● Supplied material:
====

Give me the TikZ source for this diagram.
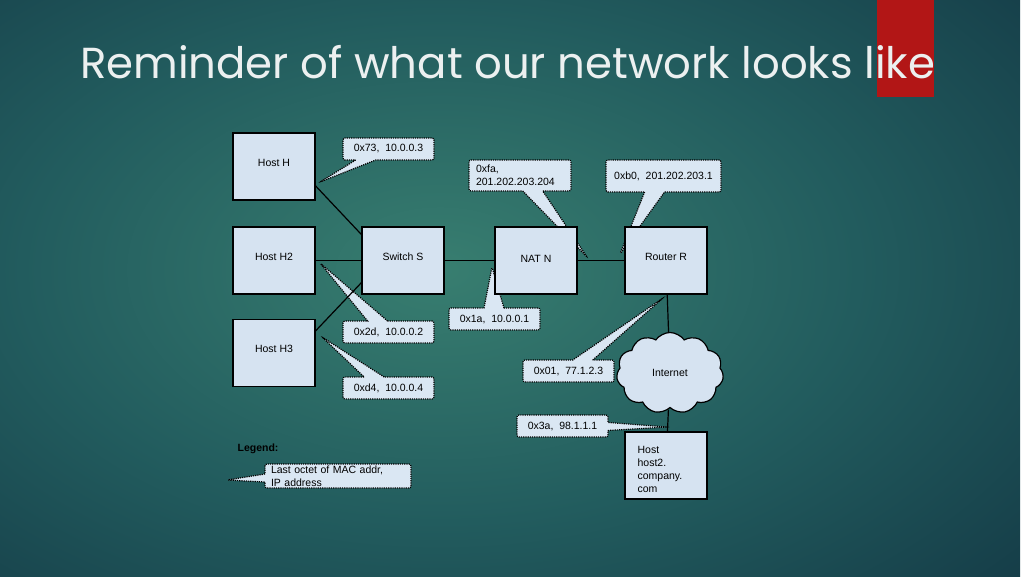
\documentclass[tikz,border=0pt]{standalone}
\usepackage{fontspec}
\setmainfont{Liberation Sans}
\newfontfamily\titlefont{Poppins}
\usetikzlibrary{shapes.callouts,shapes.symbols,calc}
\definecolor{bgin}{RGB}{56,126,112}
\definecolor{bgmid}{RGB}{34,92,94}
\definecolor{bgout}{RGB}{14,44,60}
\definecolor{bx}{RGB}{214,227,241}
\definecolor{cl}{RGB}{218,231,243}
\definecolor{redc}{RGB}{178,22,22}
\definecolor{tc}{RGB}{236,240,240}
\newcommand{\dfont}{\fontsize{10.5}{13}\selectfont}
\pgfdeclareradialshading{bgsh}{\pgfpoint{0bp}{0bp}}{color(0bp)=(bgin); color(18bp)=(bgmid); color(42bp)=(bgout); color(80bp)=(bgout)}
\tikzset{hostbox/.style={draw,line width=1.2pt,fill=bx,minimum width=82pt,minimum height=67pt,text depth=8pt,font=\dfont},
 tip/.style={rectangle callout,draw,densely dotted,line width=1.2pt,fill=cl,rounded corners=2pt,font=\dfont,
  minimum width=91pt,minimum height=22pt,inner xsep=6pt,callout pointer width=20pt},
 wire/.style={line width=1.2pt}}
\begin{document}
\begin{tikzpicture}[x=1pt,y=-1pt]
\useasboundingbox (0,0) rectangle (1024,576);
\begin{scope}
\clip (0,0) rectangle (1024,576);
\shade[shading=bgsh] (-140,-80) rectangle (1020,620);
\end{scope}
\fill[redc] (877,0) rectangle (934,97);
\node[anchor=base west,inner sep=0,text=tc,font=\titlefont\fontsize{43.4}{50}\selectfont] (title) at (80,78) {Reminder of what our network looks like};
% pointer tips
\coordinate (t1) at (320,182);\coordinate (t2) at (587,257);\coordinate (t3) at (620,254);
\coordinate (t4) at (492,267);\coordinate (t5) at (320,263);\coordinate (t6) at (322,337);
\coordinate (t7) at (663,298);\coordinate (t8) at (667,427);\coordinate (t9) at (227,480);
% address callouts
\node[tip,callout absolute pointer=(t1)] (c1) at (388.5,149) {0x73,~~10.0.0.3};
\node[tip,callout absolute pointer=(t2),align=left,text width=88pt,minimum height=31pt,inner xsep=7pt,inner ysep=2pt] (c2) at (520,175.5) {0xfa,\\201.202.203.204};
\node[tip,callout absolute pointer=(t3),minimum width=115pt,minimum height=32pt] (c3) at (663.5,176) {0xb0,~~201.202.203.1};
\node[tip,callout absolute pointer=(t4)] (c4) at (494.5,319) {0x1a,~~10.0.0.1};
\node[tip,callout absolute pointer=(t5)] (c5) at (388.5,332) {0x2d,~~10.0.0.2};
\node[tip,callout absolute pointer=(t6)] (c6) at (388.5,388) {0xd4,~~10.0.0.4};
\node[tip,callout absolute pointer=(t7)] (c7) at (568.5,371) {0x01,~~77.1.2.3};
\node[tip,callout absolute pointer=(t8),callout pointer width=8pt] (c8) at (562.5,426) {0x3a,~~98.1.1.1};
% hosts and boxes
\node[hostbox] (hh) at (274,166.5) {Host H};
\node[hostbox] (h2) at (274,260.5) {Host H2};
\node[hostbox] (h3) at (274,353) {Host H3};
\node[hostbox] (sw) at (403,260.5) {Switch S};
\node[hostbox,text depth=4pt] (nat) at (536,260.5) {NAT N};
\node[hostbox] (rtr) at (666,260.5) {Router R};
\node[draw,line width=1.2pt,fill=bx,cloud,cloud puffs=11,cloud puff arc=110,minimum width=107pt,minimum height=81pt,font=\dfont] (net) at (670,373) {Internet};
\node[hostbox,label={[font=\dfont,align=left,anchor=north west,xshift=13pt,yshift=-15pt,inner sep=0]north west:Host\\host2.\\company.\\com}] (srv) at (666,465.5) {};
\draw[wire] (hh.-25)--(sw.148);\draw[wire] (h2)--(sw);\draw[wire] (h3.28)--(sw.208);
\draw[wire] (sw)--(nat)--(rtr);\draw[wire] (rtr)--(net);\draw[wire] (net)--(srv);
% legend
\node[font=\dfont\bfseries] (leg) at (258,449) {Legend:};
\node[tip,callout absolute pointer=(t9),callout pointer width=8pt,align=left,text width=134pt,minimum height=24pt,inner ysep=0pt] (c9) at (338,476) {Last octet of MAC addr,\\IP address};
\end{tikzpicture}
\end{document}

====

Repeat the material above verbatim. Leave the pictures behind.

● Exercise answer:
Give me the TikZ source for this diagram.
\documentclass[tikz,border=0pt]{standalone}
\usepackage{fontspec}
\setmainfont{Liberation Sans}
\newfontfamily\titlefont{Poppins}
\usetikzlibrary{shapes.callouts,shapes.symbols,calc}
\definecolor{bgin}{RGB}{56,126,112}
\definecolor{bgmid}{RGB}{34,92,94}
\definecolor{bgout}{RGB}{14,44,60}
\definecolor{bx}{RGB}{214,227,241}
\definecolor{cl}{RGB}{218,231,243}
\definecolor{redc}{RGB}{178,22,22}
\definecolor{tc}{RGB}{236,240,240}
\newcommand{\dfont}{\fontsize{10.5}{13}\selectfont}
\pgfdeclareradialshading{bgsh}{\pgfpoint{0bp}{0bp}}{color(0bp)=(bgin); color(18bp)=(bgmid); color(42bp)=(bgout); color(80bp)=(bgout)}
\tikzset{hostbox/.style={draw,line width=1.2pt,fill=bx,minimum width=82pt,minimum height=67pt,text depth=8pt,font=\dfont},
 tip/.style={rectangle callout,draw,densely dotted,line width=1.2pt,fill=cl,rounded corners=2pt,font=\dfont,
  minimum width=91pt,minimum height=22pt,inner xsep=6pt,callout pointer width=20pt},
 wire/.style={line width=1.2pt}}
\begin{document}
\begin{tikzpicture}[x=1pt,y=-1pt]
\useasboundingbox (0,0) rectangle (1024,576);
\begin{scope}
\clip (0,0) rectangle (1024,576);
\shade[shading=bgsh] (-140,-80) rectangle (1020,620);
\end{scope}
\fill[redc] (877,0) rectangle (934,97);
\node[anchor=base west,inner sep=0,text=tc,font=\titlefont\fontsize{43.4}{50}\selectfont] (title) at (80,78) {Reminder of what our network looks like};
% pointer tips
\coordinate (t1) at (320,182);\coordinate (t2) at (587,257);\coordinate (t3) at (620,254);
\coordinate (t4) at (492,267);\coordinate (t5) at (320,263);\coordinate (t6) at (322,337);
\coordinate (t7) at (663,298);\coordinate (t8) at (667,427);\coordinate (t9) at (227,480);
% address callouts
\node[tip,callout absolute pointer=(t1)] (c1) at (388.5,149) {0x73,~~10.0.0.3};
\node[tip,callout absolute pointer=(t2),align=left,text width=88pt,minimum height=31pt,inner xsep=7pt,inner ysep=2pt] (c2) at (520,175.5) {0xfa,\\201.202.203.204};
\node[tip,callout absolute pointer=(t3),minimum width=115pt,minimum height=32pt] (c3) at (663.5,176) {0xb0,~~201.202.203.1};
\node[tip,callout absolute pointer=(t4)] (c4) at (494.5,319) {0x1a,~~10.0.0.1};
\node[tip,callout absolute pointer=(t5)] (c5) at (388.5,332) {0x2d,~~10.0.0.2};
\node[tip,callout absolute pointer=(t6)] (c6) at (388.5,388) {0xd4,~~10.0.0.4};
\node[tip,callout absolute pointer=(t7)] (c7) at (568.5,371) {0x01,~~77.1.2.3};
\node[tip,callout absolute pointer=(t8),callout pointer width=8pt] (c8) at (562.5,426) {0x3a,~~98.1.1.1};
% hosts and boxes
\node[hostbox] (hh) at (274,166.5) {Host H};
\node[hostbox] (h2) at (274,260.5) {Host H2};
\node[hostbox] (h3) at (274,353) {Host H3};
\node[hostbox] (sw) at (403,260.5) {Switch S};
\node[hostbox,text depth=4pt] (nat) at (536,260.5) {NAT N};
\node[hostbox] (rtr) at (666,260.5) {Router R};
\node[draw,line width=1.2pt,fill=bx,cloud,cloud puffs=11,cloud puff arc=110,minimum width=107pt,minimum height=81pt,font=\dfont] (net) at (670,373) {Internet};
\node[hostbox,label={[font=\dfont,align=left,anchor=north west,xshift=13pt,yshift=-15pt,inner sep=0]north west:Host\\host2.\\company.\\com}] (srv) at (666,465.5) {};
\draw[wire] (hh.-25)--(sw.148);\draw[wire] (h2)--(sw);\draw[wire] (h3.28)--(sw.208);
\draw[wire] (sw)--(nat)--(rtr);\draw[wire] (rtr)--(net);\draw[wire] (net)--(srv);
% legend
\node[font=\dfont\bfseries] (leg) at (258,449) {Legend:};
\node[tip,callout absolute pointer=(t9),callout pointer width=8pt,align=left,text width=134pt,minimum height=24pt,inner ysep=0pt] (c9) at (338,476) {Last octet of MAC addr,\\IP address};
\end{tikzpicture}
\end{document}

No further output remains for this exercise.